由于校长吴玉章在国民党中央任职,经常不在重庆,日常校务由杨道庸、萧华清负责。童庸生任教务主任(1925年底由萧华清接替,兼教英文),着重管教学工作;杨道庸任训育主任,兼授阶级斗争、唯物史观、《社会发展史》和《西洋史》等课程,并着重做学生的政治思想工作;张克勤任事务主任。教员有赖正声教唯物史观,漆南薰教经济学,银雨苍教地理,田之桥教国文,陈厚庵教音乐,杨振声教体育,周贡植教史地学。杨闇公、冉钧也经常到校讲政治、时事、史地或作报告。这些教师大都是留洋归来,或是外地来渝的有较高学识的共产党员、共青团员和国民党左派人士。
中法学校还组织开办党团员训练班,培养党团基层组织的骨干,讲授马列主义基本原理,传达党的指示。主要由杨闇公、冉钧等讲课,并安排任煜(任白戈)为训练班的教务长。中法学校十分重视培养学生的实际工作能力,开学不久,杨闇公就布置第一期学生到磁器口的几个丝厂组建平民学校,为穷苦的工人、农民及其子弟传授文化、政治、经济、时事知识,宣传国共合作等革命道理。为加强农运工作,学校还开办了农民运动研究会,学习讨论开展农民运动的意义和方法,培养农运骨干,并选派学生深入农村组织开展农民运动,推动全川农会组织的建立和发展。为推动妇女运动,学校还注重培养妇女运动骨干,派出女学生到磁器口、菜园坝等地丝厂,白天同女工们一起做工,下班后走访女工家庭,帮她们做家务,宣传马克思主义,培养女工积极分子。
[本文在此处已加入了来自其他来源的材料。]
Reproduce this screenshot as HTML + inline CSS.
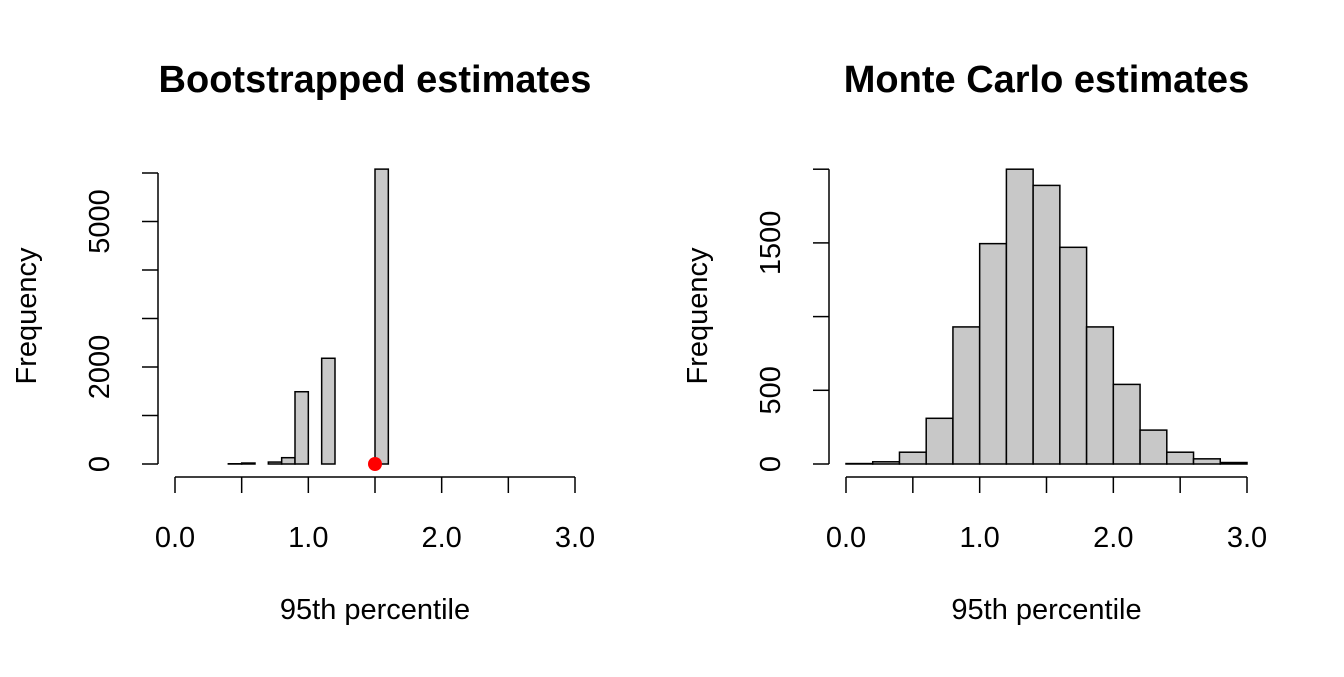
<!DOCTYPE html>
<html><head><meta charset="utf-8"><style>
html,body{margin:0;padding:0;background:#fff;}
svg text{font-family:"Liberation Sans",Arial,sans-serif;fill:#000;}
</style></head><body>
<svg id="chart" width="1344" height="672" viewBox="0 0 1344 672" xmlns="http://www.w3.org/2000/svg"></svg>
<script>
const leftBreaks = [0.4,0.5,0.6,0.7,0.8,0.9,1.0,1.1,1.2,1.3,1.4,1.5,1.6];
const leftCounts = [5,20,0,40,130,1490,0,2180,0,0,0,6080];
const leftYTicks = [0,1000,2000,3000,4000,5000,6000];
const leftYLabels = ["0","","2000","","","5000",""];
const rightBreaks = [0,0.2,0.4,0.6,0.8,1.0,1.2,1.4,1.6,1.8,2.0,2.2,2.4,2.6,2.8,3.0];
const rightCounts = [3,15,80,310,930,1495,2000,1890,1470,930,540,230,80,35,10];
const rightYTicks = [0,500,1000,1500,2000];
const rightYLabels = ["0","500","","1500",""];
const xTicks = [0,0.5,1,1.5,2,2.5,3];
const xLabels = ["0.0","","1.0","","2.0","","3.0"];
const markerPoint = [1.5,0];

const svg = document.getElementById('chart');
const NS = 'http://www.w3.org/2000/svg';
function mk(tag, attrs, parent){const e=document.createElementNS(NS,tag);for(const k in attrs)e.setAttribute(k,attrs[k]);(parent||svg).appendChild(e);return e;}

function panel(cfg){
  const g = mk('g',{});
  
  
  const xs = v => cfg.x0 + (v-0)/(3-0)*(cfg.x1-cfg.x0);
  const ys = v => cfg.y0 - v/cfg.yUnit*cfg.yPx;
  const t = mk('text',{x:(cfg.x0+cfg.x1)/2,y:92,'text-anchor':'middle','font-size':'38','font-weight':'bold'},g);
  t.textContent = cfg.title;
  
  
  for(let i=0;i<cfg.counts.length;i++){
    const xa=xs(cfg.breaks[i]), xb=xs(cfg.breaks[i+1]), yt=ys(cfg.counts[i]);
    const r = mk('rect',{x:xa,y:yt,width:xb-xa,height:cfg.y0-yt,fill:'#c8c8c8',stroke:'#000','stroke-width':'1.5'},g);
    
    
  }
  const xa = mk('g',{},g);
  
  
  const ax = cfg.y0+13;
  mk('line',{x1:xs(0),x2:xs(3),y1:ax,y2:ax,stroke:'#000','stroke-width':'1.5'},xa);
  xTicks.forEach((v,i)=>{
    mk('line',{x1:xs(v),x2:xs(v),y1:ax,y2:ax+16,stroke:'#000','stroke-width':'1.5'},xa);
    if(xLabels[i]){const tx=mk('text',{x:xs(v),y:547,'text-anchor':'middle','font-size':'29'},xa);tx.textContent=xLabels[i];}
  });
  const xt=mk('text',{x:(cfg.x0+cfg.x1)/2,y:619,'text-anchor':'middle','font-size':'29'},g);
  xt.textContent='95th percentile';
  
  
  const ya = mk('g',{},g);
  
  
  const axx = cfg.x0-17;
  const yt0=cfg.yTicks[0], yt1=cfg.yTicks[cfg.yTicks.length-1];
  mk('line',{x1:axx,x2:axx,y1:ys(yt0),y2:ys(yt1),stroke:'#000','stroke-width':'1.5'},ya);
  cfg.yTicks.forEach((v,i)=>{
    mk('line',{x1:axx-16,x2:axx,y1:ys(v),y2:ys(v),stroke:'#000','stroke-width':'1.5'},ya);
    if(cfg.yLabels[i]){const ty=mk('text',{x:0,y:0,'text-anchor':'middle','font-size':'29',transform:`translate(${axx-49},${ys(v)}) rotate(-90)`},ya);ty.textContent=cfg.yLabels[i];}
  });
  const yl=mk('text',{x:0,y:0,'text-anchor':'middle','font-size':'29',transform:`translate(${cfg.x0-139},316) rotate(-90)`},g);
  yl.textContent='Frequency';
  
  
  if(cfg.marker){
    const c=mk('circle',{cx:xs(cfg.marker[0]),cy:ys(cfg.marker[1]),r:7,fill:'#ff0000'},g);
    
    
  }
}
panel({name:'bootstrap-panel',title:'Bootstrapped estimates',x0:175,x1:575,y0:464,yUnit:1000,yPx:48.5,breaks:leftBreaks,counts:leftCounts,yTicks:leftYTicks,yLabels:leftYLabels,marker:markerPoint});
panel({name:'monte-carlo-panel',title:'Monte Carlo estimates',x0:846,x1:1247,y0:464,yUnit:500,yPx:73.7,breaks:rightBreaks,counts:rightCounts,yTicks:rightYTicks,yLabels:rightYLabels});
</script>
</body></html>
学校在广泛组织开展社会实践活动的同时,还积极培养优秀分子,发展他们入团、入党。许多师生加入了中国共产党和中国共产主义青年团,成为大革命时期的革命骨干。整个学校呈现出蓬勃的革命景象,俨然成了革命大本营。中法学校通过积极培养革命骨干,使红色基因不断聚集,1926年1月,经中共中央批准,在该校诞生了重庆建立最早的党组织之一——中共重庆支部,为统一领导四川党组织和党员的组织机构——中共重庆地方执行委员会的建立奠定了组织基础和思想基础。
1927年3月24日,北伐军攻占南京后,英、美帝国主义炮击南京城,造成了二千多军民伤亡的大惨案,消息传来,重庆各界人民义愤填膺。中共重庆地委和国民党左派省党部商定,于3月31日在重庆打枪坝召开市民大会,抗议英、美帝国主义的暴行。会议召开后,遭到四川军阀刘湘的残酷镇压,制造了震惊全国的“三三一”惨案。惨案发生后,中共重庆地委、国民党左派省党部、中法学校等遭到严重破坏,中法学校被迫停办。
中法学校虽被迫停办了,但它培育出来的革命火种,却在中国革命斗争中绽放出炽热的光芒。学校的师生中走出了一大批共产主义的先驱和中国革命的优秀战士,如吴玉章、杨闇公、冉钧、童庸生、周贡植、李嘉仲、杨道庸、萧华清、游曦、徐彦刚、张锡龙、阳翰笙、任白戈等,为新中国的建立,作出了卓越的贡献。中法大学四川分校无愧是大革命时期革命骨干的摇篮,四川和重庆革命运动的重要阵地。